(Records)
▬▬▬

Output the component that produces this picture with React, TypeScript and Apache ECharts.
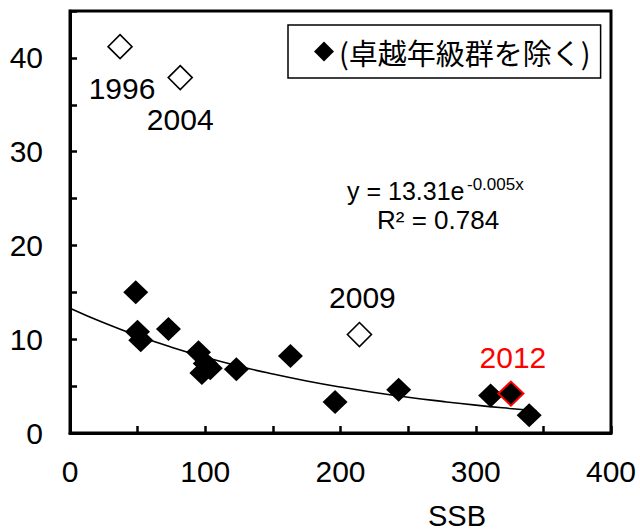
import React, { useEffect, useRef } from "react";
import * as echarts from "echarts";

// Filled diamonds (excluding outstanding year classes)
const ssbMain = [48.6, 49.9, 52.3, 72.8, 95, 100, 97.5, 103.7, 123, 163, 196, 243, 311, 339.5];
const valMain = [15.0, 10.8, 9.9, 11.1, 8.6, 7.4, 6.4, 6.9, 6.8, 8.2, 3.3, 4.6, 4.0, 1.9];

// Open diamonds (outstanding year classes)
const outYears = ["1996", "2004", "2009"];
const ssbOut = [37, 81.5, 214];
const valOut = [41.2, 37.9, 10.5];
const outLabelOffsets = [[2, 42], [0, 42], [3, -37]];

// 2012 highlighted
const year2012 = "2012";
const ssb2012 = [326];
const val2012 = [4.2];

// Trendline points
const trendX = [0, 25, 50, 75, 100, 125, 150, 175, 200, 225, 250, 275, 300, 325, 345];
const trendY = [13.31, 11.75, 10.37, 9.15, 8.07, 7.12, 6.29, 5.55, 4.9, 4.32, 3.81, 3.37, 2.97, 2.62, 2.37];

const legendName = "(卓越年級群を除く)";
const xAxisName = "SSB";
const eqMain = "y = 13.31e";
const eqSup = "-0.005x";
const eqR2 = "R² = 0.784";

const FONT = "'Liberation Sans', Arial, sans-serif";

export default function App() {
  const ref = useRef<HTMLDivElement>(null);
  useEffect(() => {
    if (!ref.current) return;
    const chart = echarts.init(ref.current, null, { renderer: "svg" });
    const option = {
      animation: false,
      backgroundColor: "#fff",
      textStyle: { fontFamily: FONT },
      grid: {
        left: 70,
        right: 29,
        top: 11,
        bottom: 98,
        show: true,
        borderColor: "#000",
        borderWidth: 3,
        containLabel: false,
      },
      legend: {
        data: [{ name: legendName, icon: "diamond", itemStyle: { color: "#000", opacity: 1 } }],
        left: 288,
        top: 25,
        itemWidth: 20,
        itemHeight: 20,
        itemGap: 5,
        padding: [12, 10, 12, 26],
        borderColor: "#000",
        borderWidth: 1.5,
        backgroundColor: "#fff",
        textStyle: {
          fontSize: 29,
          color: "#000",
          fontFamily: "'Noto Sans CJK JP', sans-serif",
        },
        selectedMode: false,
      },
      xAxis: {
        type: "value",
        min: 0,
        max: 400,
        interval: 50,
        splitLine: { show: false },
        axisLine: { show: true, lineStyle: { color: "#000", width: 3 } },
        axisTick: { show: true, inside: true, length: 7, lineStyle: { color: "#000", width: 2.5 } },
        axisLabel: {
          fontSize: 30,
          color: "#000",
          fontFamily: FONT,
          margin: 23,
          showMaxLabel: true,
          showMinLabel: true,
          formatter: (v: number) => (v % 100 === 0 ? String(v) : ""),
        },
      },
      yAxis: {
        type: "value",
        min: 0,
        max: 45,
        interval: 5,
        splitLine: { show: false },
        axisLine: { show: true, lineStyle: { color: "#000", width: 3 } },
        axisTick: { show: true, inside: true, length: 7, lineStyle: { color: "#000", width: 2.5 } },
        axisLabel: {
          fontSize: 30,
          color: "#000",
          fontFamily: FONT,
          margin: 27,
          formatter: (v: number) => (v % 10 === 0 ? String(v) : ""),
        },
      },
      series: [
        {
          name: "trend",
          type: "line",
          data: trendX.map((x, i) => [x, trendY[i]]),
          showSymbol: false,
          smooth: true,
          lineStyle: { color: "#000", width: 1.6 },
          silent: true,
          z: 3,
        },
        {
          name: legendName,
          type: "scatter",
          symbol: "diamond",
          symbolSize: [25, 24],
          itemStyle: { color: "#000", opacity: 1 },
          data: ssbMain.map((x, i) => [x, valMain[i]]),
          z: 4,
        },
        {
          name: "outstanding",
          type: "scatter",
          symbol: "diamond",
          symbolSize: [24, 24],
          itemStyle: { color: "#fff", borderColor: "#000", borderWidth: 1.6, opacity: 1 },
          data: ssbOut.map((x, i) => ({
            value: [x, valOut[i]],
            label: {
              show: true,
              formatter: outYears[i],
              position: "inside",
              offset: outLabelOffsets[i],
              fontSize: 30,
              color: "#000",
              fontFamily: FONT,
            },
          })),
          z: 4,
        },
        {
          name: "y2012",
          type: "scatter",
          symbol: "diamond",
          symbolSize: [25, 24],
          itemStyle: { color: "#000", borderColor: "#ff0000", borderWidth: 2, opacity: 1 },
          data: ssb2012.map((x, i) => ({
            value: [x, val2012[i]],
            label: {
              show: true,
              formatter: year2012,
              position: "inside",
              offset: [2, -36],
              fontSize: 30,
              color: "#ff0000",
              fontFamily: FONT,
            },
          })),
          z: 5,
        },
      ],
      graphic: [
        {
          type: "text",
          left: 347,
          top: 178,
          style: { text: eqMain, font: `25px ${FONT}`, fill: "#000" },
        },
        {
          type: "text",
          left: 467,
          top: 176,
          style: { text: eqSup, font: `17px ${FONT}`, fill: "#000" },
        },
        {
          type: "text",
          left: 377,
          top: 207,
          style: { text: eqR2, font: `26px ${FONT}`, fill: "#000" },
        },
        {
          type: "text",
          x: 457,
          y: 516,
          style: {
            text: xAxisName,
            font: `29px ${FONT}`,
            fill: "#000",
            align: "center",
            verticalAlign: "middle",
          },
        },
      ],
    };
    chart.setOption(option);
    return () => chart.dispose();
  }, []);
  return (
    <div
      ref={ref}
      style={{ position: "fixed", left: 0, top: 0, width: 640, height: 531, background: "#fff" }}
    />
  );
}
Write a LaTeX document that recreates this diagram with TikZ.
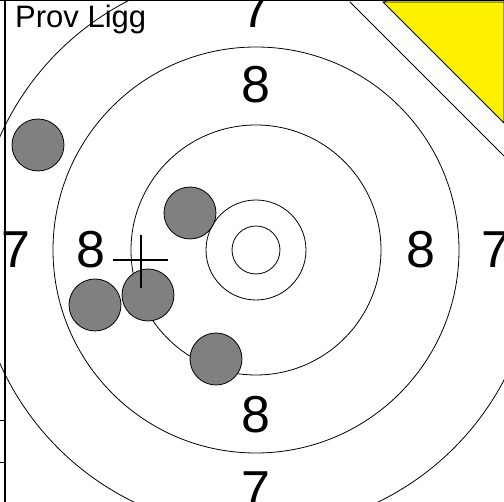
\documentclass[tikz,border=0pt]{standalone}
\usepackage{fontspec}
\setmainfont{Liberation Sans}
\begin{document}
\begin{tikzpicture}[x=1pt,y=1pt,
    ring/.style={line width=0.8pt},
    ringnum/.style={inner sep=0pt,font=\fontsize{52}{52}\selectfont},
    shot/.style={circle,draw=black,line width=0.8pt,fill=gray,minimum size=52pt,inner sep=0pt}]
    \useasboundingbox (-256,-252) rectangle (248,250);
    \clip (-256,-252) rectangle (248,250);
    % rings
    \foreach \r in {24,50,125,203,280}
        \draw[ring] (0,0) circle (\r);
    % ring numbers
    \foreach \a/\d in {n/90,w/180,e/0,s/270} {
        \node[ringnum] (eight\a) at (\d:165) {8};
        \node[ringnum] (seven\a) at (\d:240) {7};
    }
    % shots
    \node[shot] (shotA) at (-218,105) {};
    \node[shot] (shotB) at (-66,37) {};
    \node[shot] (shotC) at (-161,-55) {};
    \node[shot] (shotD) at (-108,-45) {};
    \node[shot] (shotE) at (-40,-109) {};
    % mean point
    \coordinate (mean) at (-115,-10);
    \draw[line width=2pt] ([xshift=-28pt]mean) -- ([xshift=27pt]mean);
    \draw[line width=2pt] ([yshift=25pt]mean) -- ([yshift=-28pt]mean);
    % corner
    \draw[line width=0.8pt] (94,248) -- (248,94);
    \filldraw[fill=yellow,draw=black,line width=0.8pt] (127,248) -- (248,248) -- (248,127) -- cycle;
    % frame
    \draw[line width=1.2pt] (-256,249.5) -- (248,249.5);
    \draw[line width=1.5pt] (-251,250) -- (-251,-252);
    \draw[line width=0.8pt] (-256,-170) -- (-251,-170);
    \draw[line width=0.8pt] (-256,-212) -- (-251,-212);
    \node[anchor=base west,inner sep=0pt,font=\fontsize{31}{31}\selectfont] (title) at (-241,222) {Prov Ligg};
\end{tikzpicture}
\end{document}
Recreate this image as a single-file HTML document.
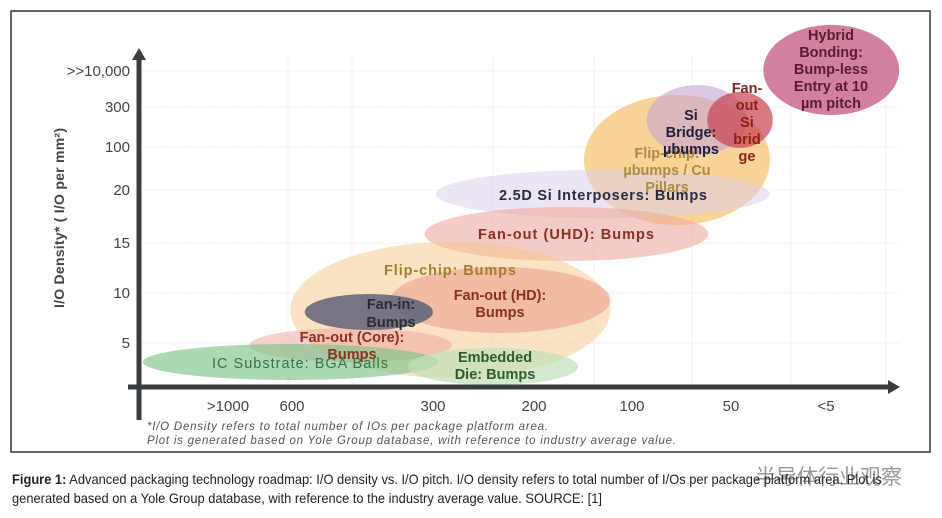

▬▬▬

-- Given problem --
Every record above must be given again exactly; drop the pictures.

-- Result of this task --
Output the component that produces this picture with React, TypeScript and Apache ECharts.
import React, { useEffect, useRef } from "react";
import * as echarts from "echarts";

// Filled diamonds (excluding outstanding year classes)
const ssbMain = [48.6, 49.9, 52.3, 72.8, 95, 100, 97.5, 103.7, 123, 163, 196, 243, 311, 339.5];
const valMain = [15.0, 10.8, 9.9, 11.1, 8.6, 7.4, 6.4, 6.9, 6.8, 8.2, 3.3, 4.6, 4.0, 1.9];

// Open diamonds (outstanding year classes)
const outYears = ["1996", "2004", "2009"];
const ssbOut = [37, 81.5, 214];
const valOut = [41.2, 37.9, 10.5];
const outLabelOffsets = [[2, 42], [0, 42], [3, -37]];

// 2012 highlighted
const year2012 = "2012";
const ssb2012 = [326];
const val2012 = [4.2];

// Trendline points
const trendX = [0, 25, 50, 75, 100, 125, 150, 175, 200, 225, 250, 275, 300, 325, 345];
const trendY = [13.31, 11.75, 10.37, 9.15, 8.07, 7.12, 6.29, 5.55, 4.9, 4.32, 3.81, 3.37, 2.97, 2.62, 2.37];

const legendName = "(卓越年級群を除く)";
const xAxisName = "SSB";
const eqMain = "y = 13.31e";
const eqSup = "-0.005x";
const eqR2 = "R² = 0.784";

const FONT = "'Liberation Sans', Arial, sans-serif";

export default function App() {
  const ref = useRef<HTMLDivElement>(null);
  useEffect(() => {
    if (!ref.current) return;
    const chart = echarts.init(ref.current, null, { renderer: "svg" });
    const option = {
      animation: false,
      backgroundColor: "#fff",
      textStyle: { fontFamily: FONT },
      grid: {
        left: 70,
        right: 29,
        top: 11,
        bottom: 98,
        show: true,
        borderColor: "#000",
        borderWidth: 3,
        containLabel: false,
      },
      legend: {
        data: [{ name: legendName, icon: "diamond", itemStyle: { color: "#000", opacity: 1 } }],
        left: 288,
        top: 25,
        itemWidth: 20,
        itemHeight: 20,
        itemGap: 5,
        padding: [12, 10, 12, 26],
        borderColor: "#000",
        borderWidth: 1.5,
        backgroundColor: "#fff",
        textStyle: {
          fontSize: 29,
          color: "#000",
          fontFamily: "'Noto Sans CJK JP', sans-serif",
        },
        selectedMode: false,
      },
      xAxis: {
        type: "value",
        min: 0,
        max: 400,
        interval: 50,
        splitLine: { show: false },
        axisLine: { show: true, lineStyle: { color: "#000", width: 3 } },
        axisTick: { show: true, inside: true, length: 7, lineStyle: { color: "#000", width: 2.5 } },
        axisLabel: {
          fontSize: 30,
          color: "#000",
          fontFamily: FONT,
          margin: 23,
          showMaxLabel: true,
          showMinLabel: true,
          formatter: (v: number) => (v % 100 === 0 ? String(v) : ""),
        },
      },
      yAxis: {
        type: "value",
        min: 0,
        max: 45,
        interval: 5,
        splitLine: { show: false },
        axisLine: { show: true, lineStyle: { color: "#000", width: 3 } },
        axisTick: { show: true, inside: true, length: 7, lineStyle: { color: "#000", width: 2.5 } },
        axisLabel: {
          fontSize: 30,
          color: "#000",
          fontFamily: FONT,
          margin: 27,
          formatter: (v: number) => (v % 10 === 0 ? String(v) : ""),
        },
      },
      series: [
        {
          name: "trend",
          type: "line",
          data: trendX.map((x, i) => [x, trendY[i]]),
          showSymbol: false,
          smooth: true,
          lineStyle: { color: "#000", width: 1.6 },
          silent: true,
          z: 3,
        },
        {
          name: legendName,
          type: "scatter",
          symbol: "diamond",
          symbolSize: [25, 24],
          itemStyle: { color: "#000", opacity: 1 },
          data: ssbMain.map((x, i) => [x, valMain[i]]),
          z: 4,
        },
        {
          name: "outstanding",
          type: "scatter",
          symbol: "diamond",
          symbolSize: [24, 24],
          itemStyle: { color: "#fff", borderColor: "#000", borderWidth: 1.6, opacity: 1 },
          data: ssbOut.map((x, i) => ({
            value: [x, valOut[i]],
            label: {
              show: true,
              formatter: outYears[i],
              position: "inside",
              offset: outLabelOffsets[i],
              fontSize: 30,
              color: "#000",
              fontFamily: FONT,
            },
          })),
          z: 4,
        },
        {
          name: "y2012",
          type: "scatter",
          symbol: "diamond",
          symbolSize: [25, 24],
          itemStyle: { color: "#000", borderColor: "#ff0000", borderWidth: 2, opacity: 1 },
          data: ssb2012.map((x, i) => ({
            value: [x, val2012[i]],
            label: {
              show: true,
              formatter: year2012,
              position: "inside",
              offset: [2, -36],
              fontSize: 30,
              color: "#ff0000",
              fontFamily: FONT,
            },
          })),
          z: 5,
        },
      ],
      graphic: [
        {
          type: "text",
          left: 347,
          top: 178,
          style: { text: eqMain, font: `25px ${FONT}`, fill: "#000" },
        },
        {
          type: "text",
          left: 467,
          top: 176,
          style: { text: eqSup, font: `17px ${FONT}`, fill: "#000" },
        },
        {
          type: "text",
          left: 377,
          top: 207,
          style: { text: eqR2, font: `26px ${FONT}`, fill: "#000" },
        },
        {
          type: "text",
          x: 457,
          y: 516,
          style: {
            text: xAxisName,
            font: `29px ${FONT}`,
            fill: "#000",
            align: "center",
            verticalAlign: "middle",
          },
        },
      ],
    };
    chart.setOption(option);
    return () => chart.dispose();
  }, []);
  return (
    <div
      ref={ref}
      style={{ position: "fixed", left: 0, top: 0, width: 640, height: 531, background: "#fff" }}
    />
  );
}
Write a LaTeX document that recreates this diagram with TikZ.
\documentclass[tikz,border=0pt]{standalone}
\usepackage{fontspec}
\setmainfont{Liberation Sans}
\begin{document}
\begin{tikzpicture}[x=1pt,y=1pt,
    ring/.style={line width=0.8pt},
    ringnum/.style={inner sep=0pt,font=\fontsize{52}{52}\selectfont},
    shot/.style={circle,draw=black,line width=0.8pt,fill=gray,minimum size=52pt,inner sep=0pt}]
    \useasboundingbox (-256,-252) rectangle (248,250);
    \clip (-256,-252) rectangle (248,250);
    % rings
    \foreach \r in {24,50,125,203,280}
        \draw[ring] (0,0) circle (\r);
    % ring numbers
    \foreach \a/\d in {n/90,w/180,e/0,s/270} {
        \node[ringnum] (eight\a) at (\d:165) {8};
        \node[ringnum] (seven\a) at (\d:240) {7};
    }
    % shots
    \node[shot] (shotA) at (-218,105) {};
    \node[shot] (shotB) at (-66,37) {};
    \node[shot] (shotC) at (-161,-55) {};
    \node[shot] (shotD) at (-108,-45) {};
    \node[shot] (shotE) at (-40,-109) {};
    % mean point
    \coordinate (mean) at (-115,-10);
    \draw[line width=2pt] ([xshift=-28pt]mean) -- ([xshift=27pt]mean);
    \draw[line width=2pt] ([yshift=25pt]mean) -- ([yshift=-28pt]mean);
    % corner
    \draw[line width=0.8pt] (94,248) -- (248,94);
    \filldraw[fill=yellow,draw=black,line width=0.8pt] (127,248) -- (248,248) -- (248,127) -- cycle;
    % frame
    \draw[line width=1.2pt] (-256,249.5) -- (248,249.5);
    \draw[line width=1.5pt] (-251,250) -- (-251,-252);
    \draw[line width=0.8pt] (-256,-170) -- (-251,-170);
    \draw[line width=0.8pt] (-256,-212) -- (-251,-212);
    \node[anchor=base west,inner sep=0pt,font=\fontsize{31}{31}\selectfont] (title) at (-241,222) {Prov Ligg};
\end{tikzpicture}
\end{document}
Recreate this image as a single-file HTML document.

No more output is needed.